1.4. Это страшное слово – война.
    День 22-го июня 1941-го года прервал нашу мирную жизнь. Зловещее слово «война» покатилось по Стране, дошло и до нашего села. После первого испуга народ притих, в воздухе повисло что-то тяжелое, гнетущее, страшное. Женщины потихоньку причитали: «Что же это будет, что будет - то, а?» Мужчины молчали, они понимали, что скоро им предстоит дальняя дорога, возможно, - в один конец. Началась мобилизация. Призыву подлежали лица, родившиеся в период с 1905-го по 1918 -й год и прошедшие военную подготовку.

    У моего отца была «бронь» - освобождение от срочного призыва в связи с важной работой: его завод поставлял в армию продовольствие. Мать знала об этом, но все же с большой тревогой смотрела на него. На следующий день после объявления призыва отец пришел домой раньше обычного. Лицо его было бледным, словно окаменевшим. Походив немного молча, он подошел к жене и выдавил из себя:
- Тина, я написал заявление, чтобы с меня сняли бронь…
Мать охнула и, присев, заплакала:
- Да как же это так! Почему? А как же мы с ребятишками?
- Понимаешь, Тина, я же коммунист. Не могу я в тылу отсиживаться, когда беспартийные идут на фронт, Родину защищать.
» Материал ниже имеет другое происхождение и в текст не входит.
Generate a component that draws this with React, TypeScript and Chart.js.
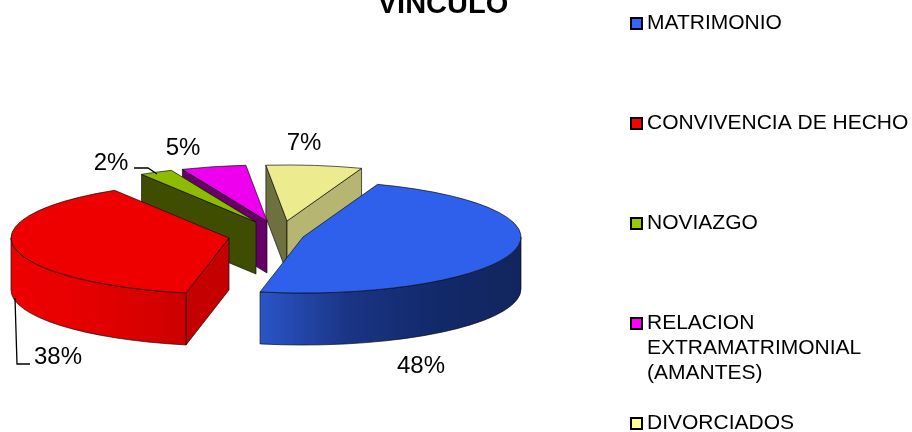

    Вскоре из районного военкомата пришел список лиц, которые должны были срочно прибыть на пункт призыва. Была в этом списке и фамилия моего отца. На следующее утро мать собрала маленькую Риту, меня, посадила на дрожки и мы все поехали в город Шадринск провожать отца. Там, оставив нас у своих знакомых, она  вместе с ним пошла в сторону военкомата. Дорога шла по окраине города и была пустынной. Отец шел молча. Вдруг он остановился, взял свою жену за руки и упал перед ней на колени:
- Тина, прости меня… Неправильно я жил… Ничего не сделал для вас, оставляю одних. Вижу, тяжелая жизнь у тебя будет…
И он заплакал, первый раз за   их совместной жизни.

    После оформления документов в военкомате отца отпустили, не на долго – попрощаться с семьей. Они вернулись к нам. Все были сдержаны, отец пытался шутить, выглядеть бодрым. Он играл с маленькой Ритой, которая в то время училась вставать на ножки. И в этот раз она встала и – вдруг пошла к нему, протянув руки. Это были первые шаги в ее начинающейся жизни – в этот день ей исполнился ровно год.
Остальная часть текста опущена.